— Your instructions —
Repeat each line word for word.

— START OF Data shown —

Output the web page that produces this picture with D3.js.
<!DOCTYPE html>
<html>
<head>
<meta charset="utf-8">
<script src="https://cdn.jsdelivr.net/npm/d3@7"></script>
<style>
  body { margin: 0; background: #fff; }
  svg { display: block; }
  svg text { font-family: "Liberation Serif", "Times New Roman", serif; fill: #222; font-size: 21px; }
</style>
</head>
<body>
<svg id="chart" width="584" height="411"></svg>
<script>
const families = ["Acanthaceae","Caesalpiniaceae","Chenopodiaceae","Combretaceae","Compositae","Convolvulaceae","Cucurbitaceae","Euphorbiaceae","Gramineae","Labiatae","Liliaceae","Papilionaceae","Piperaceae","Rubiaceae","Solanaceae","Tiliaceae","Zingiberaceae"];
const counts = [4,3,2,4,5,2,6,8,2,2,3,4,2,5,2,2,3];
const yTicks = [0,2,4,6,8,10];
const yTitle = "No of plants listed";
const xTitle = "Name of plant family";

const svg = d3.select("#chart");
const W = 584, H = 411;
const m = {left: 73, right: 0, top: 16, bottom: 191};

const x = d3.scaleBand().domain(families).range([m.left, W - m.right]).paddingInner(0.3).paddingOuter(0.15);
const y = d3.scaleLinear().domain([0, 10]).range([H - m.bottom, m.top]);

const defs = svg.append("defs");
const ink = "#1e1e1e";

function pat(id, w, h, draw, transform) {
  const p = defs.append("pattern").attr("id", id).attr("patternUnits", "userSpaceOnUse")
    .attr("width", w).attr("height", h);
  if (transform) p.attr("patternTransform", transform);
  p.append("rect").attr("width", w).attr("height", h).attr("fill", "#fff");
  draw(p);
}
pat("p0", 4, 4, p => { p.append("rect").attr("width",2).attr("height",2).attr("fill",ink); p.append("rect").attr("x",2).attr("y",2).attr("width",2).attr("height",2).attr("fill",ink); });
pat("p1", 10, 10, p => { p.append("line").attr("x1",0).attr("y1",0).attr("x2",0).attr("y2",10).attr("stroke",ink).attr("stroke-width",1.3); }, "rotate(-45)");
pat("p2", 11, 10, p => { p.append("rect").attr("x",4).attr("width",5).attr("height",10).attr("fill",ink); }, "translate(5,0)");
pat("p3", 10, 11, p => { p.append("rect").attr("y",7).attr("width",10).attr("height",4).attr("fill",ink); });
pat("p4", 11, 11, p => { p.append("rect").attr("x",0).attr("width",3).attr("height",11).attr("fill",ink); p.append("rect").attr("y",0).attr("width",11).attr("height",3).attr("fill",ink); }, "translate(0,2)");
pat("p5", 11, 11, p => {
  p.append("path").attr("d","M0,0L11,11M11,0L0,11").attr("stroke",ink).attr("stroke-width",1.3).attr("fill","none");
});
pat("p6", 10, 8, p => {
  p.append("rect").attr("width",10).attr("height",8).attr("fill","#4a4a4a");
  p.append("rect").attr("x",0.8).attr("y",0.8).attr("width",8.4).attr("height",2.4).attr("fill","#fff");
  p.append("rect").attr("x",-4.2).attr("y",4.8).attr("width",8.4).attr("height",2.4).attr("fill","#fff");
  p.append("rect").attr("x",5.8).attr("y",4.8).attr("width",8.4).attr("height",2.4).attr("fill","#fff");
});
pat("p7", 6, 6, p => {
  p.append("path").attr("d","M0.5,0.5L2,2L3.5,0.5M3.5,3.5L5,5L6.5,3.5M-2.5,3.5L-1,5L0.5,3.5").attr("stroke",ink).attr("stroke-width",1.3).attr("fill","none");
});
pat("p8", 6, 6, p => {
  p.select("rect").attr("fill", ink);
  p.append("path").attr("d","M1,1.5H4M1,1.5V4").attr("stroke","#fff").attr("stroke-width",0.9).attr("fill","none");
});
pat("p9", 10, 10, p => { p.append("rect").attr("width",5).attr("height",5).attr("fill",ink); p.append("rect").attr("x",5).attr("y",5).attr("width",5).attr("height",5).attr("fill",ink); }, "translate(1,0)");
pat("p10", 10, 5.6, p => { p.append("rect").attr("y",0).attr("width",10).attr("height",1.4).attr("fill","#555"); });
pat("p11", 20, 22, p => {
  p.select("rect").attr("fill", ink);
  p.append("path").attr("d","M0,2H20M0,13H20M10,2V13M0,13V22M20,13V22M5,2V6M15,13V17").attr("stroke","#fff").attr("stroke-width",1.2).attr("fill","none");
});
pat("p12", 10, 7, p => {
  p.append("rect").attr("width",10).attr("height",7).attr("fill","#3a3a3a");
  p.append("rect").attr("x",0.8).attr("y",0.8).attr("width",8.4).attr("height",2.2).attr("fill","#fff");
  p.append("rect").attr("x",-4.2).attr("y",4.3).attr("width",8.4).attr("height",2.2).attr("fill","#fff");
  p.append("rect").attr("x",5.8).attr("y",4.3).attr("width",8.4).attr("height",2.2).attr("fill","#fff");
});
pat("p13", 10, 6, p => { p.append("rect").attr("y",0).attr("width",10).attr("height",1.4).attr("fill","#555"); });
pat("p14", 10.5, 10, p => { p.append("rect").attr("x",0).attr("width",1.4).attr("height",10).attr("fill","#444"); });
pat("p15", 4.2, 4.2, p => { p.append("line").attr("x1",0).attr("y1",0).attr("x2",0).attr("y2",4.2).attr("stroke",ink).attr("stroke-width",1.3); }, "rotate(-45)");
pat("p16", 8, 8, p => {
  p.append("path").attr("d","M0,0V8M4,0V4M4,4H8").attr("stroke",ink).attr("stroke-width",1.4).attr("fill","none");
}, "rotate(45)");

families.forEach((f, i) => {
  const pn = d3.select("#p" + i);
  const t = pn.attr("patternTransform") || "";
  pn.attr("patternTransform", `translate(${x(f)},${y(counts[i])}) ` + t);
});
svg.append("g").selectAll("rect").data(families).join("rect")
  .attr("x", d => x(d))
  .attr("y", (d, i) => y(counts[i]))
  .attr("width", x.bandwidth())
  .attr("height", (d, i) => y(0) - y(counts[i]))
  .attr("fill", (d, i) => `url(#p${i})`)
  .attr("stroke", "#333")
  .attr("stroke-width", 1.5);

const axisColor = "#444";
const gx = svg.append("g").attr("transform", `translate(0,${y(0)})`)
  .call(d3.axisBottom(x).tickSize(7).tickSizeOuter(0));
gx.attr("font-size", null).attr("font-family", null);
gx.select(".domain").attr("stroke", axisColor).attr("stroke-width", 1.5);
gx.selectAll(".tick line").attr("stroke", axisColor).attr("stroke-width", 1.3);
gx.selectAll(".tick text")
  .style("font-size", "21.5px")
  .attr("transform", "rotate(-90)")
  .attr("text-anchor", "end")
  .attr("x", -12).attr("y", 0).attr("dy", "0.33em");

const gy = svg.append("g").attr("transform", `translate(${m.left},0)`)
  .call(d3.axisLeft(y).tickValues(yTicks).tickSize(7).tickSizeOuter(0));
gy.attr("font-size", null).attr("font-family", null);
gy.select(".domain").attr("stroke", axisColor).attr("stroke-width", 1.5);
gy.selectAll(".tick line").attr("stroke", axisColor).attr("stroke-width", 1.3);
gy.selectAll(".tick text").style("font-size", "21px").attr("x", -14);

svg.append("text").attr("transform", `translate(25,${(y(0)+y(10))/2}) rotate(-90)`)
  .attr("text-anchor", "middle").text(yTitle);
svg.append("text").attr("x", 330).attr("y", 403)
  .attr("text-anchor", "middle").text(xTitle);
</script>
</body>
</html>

— END OF Data shown —

— Finished answer —
Output the web page that produces this picture with D3.js.
<!DOCTYPE html>
<html>
<head>
<meta charset="utf-8">
<script src="https://cdn.jsdelivr.net/npm/d3@7"></script>
<style>
  body { margin: 0; background: #fff; }
  svg { display: block; }
  svg text { font-family: "Liberation Serif", "Times New Roman", serif; fill: #222; font-size: 21px; }
</style>
</head>
<body>
<svg id="chart" width="584" height="411"></svg>
<script>
const families = ["Acanthaceae","Caesalpiniaceae","Chenopodiaceae","Combretaceae","Compositae","Convolvulaceae","Cucurbitaceae","Euphorbiaceae","Gramineae","Labiatae","Liliaceae","Papilionaceae","Piperaceae","Rubiaceae","Solanaceae","Tiliaceae","Zingiberaceae"];
const counts = [4,3,2,4,5,2,6,8,2,2,3,4,2,5,2,2,3];
const yTicks = [0,2,4,6,8,10];
const yTitle = "No of plants listed";
const xTitle = "Name of plant family";

const svg = d3.select("#chart");
const W = 584, H = 411;
const m = {left: 73, right: 0, top: 16, bottom: 191};

const x = d3.scaleBand().domain(families).range([m.left, W - m.right]).paddingInner(0.3).paddingOuter(0.15);
const y = d3.scaleLinear().domain([0, 10]).range([H - m.bottom, m.top]);

const defs = svg.append("defs");
const ink = "#1e1e1e";

function pat(id, w, h, draw, transform) {
  const p = defs.append("pattern").attr("id", id).attr("patternUnits", "userSpaceOnUse")
    .attr("width", w).attr("height", h);
  if (transform) p.attr("patternTransform", transform);
  p.append("rect").attr("width", w).attr("height", h).attr("fill", "#fff");
  draw(p);
}
pat("p0", 4, 4, p => { p.append("rect").attr("width",2).attr("height",2).attr("fill",ink); p.append("rect").attr("x",2).attr("y",2).attr("width",2).attr("height",2).attr("fill",ink); });
pat("p1", 10, 10, p => { p.append("line").attr("x1",0).attr("y1",0).attr("x2",0).attr("y2",10).attr("stroke",ink).attr("stroke-width",1.3); }, "rotate(-45)");
pat("p2", 11, 10, p => { p.append("rect").attr("x",4).attr("width",5).attr("height",10).attr("fill",ink); }, "translate(5,0)");
pat("p3", 10, 11, p => { p.append("rect").attr("y",7).attr("width",10).attr("height",4).attr("fill",ink); });
pat("p4", 11, 11, p => { p.append("rect").attr("x",0).attr("width",3).attr("height",11).attr("fill",ink); p.append("rect").attr("y",0).attr("width",11).attr("height",3).attr("fill",ink); }, "translate(0,2)");
pat("p5", 11, 11, p => {
  p.append("path").attr("d","M0,0L11,11M11,0L0,11").attr("stroke",ink).attr("stroke-width",1.3).attr("fill","none");
});
pat("p6", 10, 8, p => {
  p.append("rect").attr("width",10).attr("height",8).attr("fill","#4a4a4a");
  p.append("rect").attr("x",0.8).attr("y",0.8).attr("width",8.4).attr("height",2.4).attr("fill","#fff");
  p.append("rect").attr("x",-4.2).attr("y",4.8).attr("width",8.4).attr("height",2.4).attr("fill","#fff");
  p.append("rect").attr("x",5.8).attr("y",4.8).attr("width",8.4).attr("height",2.4).attr("fill","#fff");
});
pat("p7", 6, 6, p => {
  p.append("path").attr("d","M0.5,0.5L2,2L3.5,0.5M3.5,3.5L5,5L6.5,3.5M-2.5,3.5L-1,5L0.5,3.5").attr("stroke",ink).attr("stroke-width",1.3).attr("fill","none");
});
pat("p8", 6, 6, p => {
  p.select("rect").attr("fill", ink);
  p.append("path").attr("d","M1,1.5H4M1,1.5V4").attr("stroke","#fff").attr("stroke-width",0.9).attr("fill","none");
});
pat("p9", 10, 10, p => { p.append("rect").attr("width",5).attr("height",5).attr("fill",ink); p.append("rect").attr("x",5).attr("y",5).attr("width",5).attr("height",5).attr("fill",ink); }, "translate(1,0)");
pat("p10", 10, 5.6, p => { p.append("rect").attr("y",0).attr("width",10).attr("height",1.4).attr("fill","#555"); });
pat("p11", 20, 22, p => {
  p.select("rect").attr("fill", ink);
  p.append("path").attr("d","M0,2H20M0,13H20M10,2V13M0,13V22M20,13V22M5,2V6M15,13V17").attr("stroke","#fff").attr("stroke-width",1.2).attr("fill","none");
});
pat("p12", 10, 7, p => {
  p.append("rect").attr("width",10).attr("height",7).attr("fill","#3a3a3a");
  p.append("rect").attr("x",0.8).attr("y",0.8).attr("width",8.4).attr("height",2.2).attr("fill","#fff");
  p.append("rect").attr("x",-4.2).attr("y",4.3).attr("width",8.4).attr("height",2.2).attr("fill","#fff");
  p.append("rect").attr("x",5.8).attr("y",4.3).attr("width",8.4).attr("height",2.2).attr("fill","#fff");
});
pat("p13", 10, 6, p => { p.append("rect").attr("y",0).attr("width",10).attr("height",1.4).attr("fill","#555"); });
pat("p14", 10.5, 10, p => { p.append("rect").attr("x",0).attr("width",1.4).attr("height",10).attr("fill","#444"); });
pat("p15", 4.2, 4.2, p => { p.append("line").attr("x1",0).attr("y1",0).attr("x2",0).attr("y2",4.2).attr("stroke",ink).attr("stroke-width",1.3); }, "rotate(-45)");
pat("p16", 8, 8, p => {
  p.append("path").attr("d","M0,0V8M4,0V4M4,4H8").attr("stroke",ink).attr("stroke-width",1.4).attr("fill","none");
}, "rotate(45)");

families.forEach((f, i) => {
  const pn = d3.select("#p" + i);
  const t = pn.attr("patternTransform") || "";
  pn.attr("patternTransform", `translate(${x(f)},${y(counts[i])}) ` + t);
});
svg.append("g").selectAll("rect").data(families).join("rect")
  .attr("x", d => x(d))
  .attr("y", (d, i) => y(counts[i]))
  .attr("width", x.bandwidth())
  .attr("height", (d, i) => y(0) - y(counts[i]))
  .attr("fill", (d, i) => `url(#p${i})`)
  .attr("stroke", "#333")
  .attr("stroke-width", 1.5);

const axisColor = "#444";
const gx = svg.append("g").attr("transform", `translate(0,${y(0)})`)
  .call(d3.axisBottom(x).tickSize(7).tickSizeOuter(0));
gx.attr("font-size", null).attr("font-family", null);
gx.select(".domain").attr("stroke", axisColor).attr("stroke-width", 1.5);
gx.selectAll(".tick line").attr("stroke", axisColor).attr("stroke-width", 1.3);
gx.selectAll(".tick text")
  .style("font-size", "21.5px")
  .attr("transform", "rotate(-90)")
  .attr("text-anchor", "end")
  .attr("x", -12).attr("y", 0).attr("dy", "0.33em");

const gy = svg.append("g").attr("transform", `translate(${m.left},0)`)
  .call(d3.axisLeft(y).tickValues(yTicks).tickSize(7).tickSizeOuter(0));
gy.attr("font-size", null).attr("font-family", null);
gy.select(".domain").attr("stroke", axisColor).attr("stroke-width", 1.5);
gy.selectAll(".tick line").attr("stroke", axisColor).attr("stroke-width", 1.3);
gy.selectAll(".tick text").style("font-size", "21px").attr("x", -14);

svg.append("text").attr("transform", `translate(25,${(y(0)+y(10))/2}) rotate(-90)`)
  .attr("text-anchor", "middle").text(yTitle);
svg.append("text").attr("x", 330).attr("y", 403)
  .attr("text-anchor", "middle").text(xTitle);
</script>
</body>
</html>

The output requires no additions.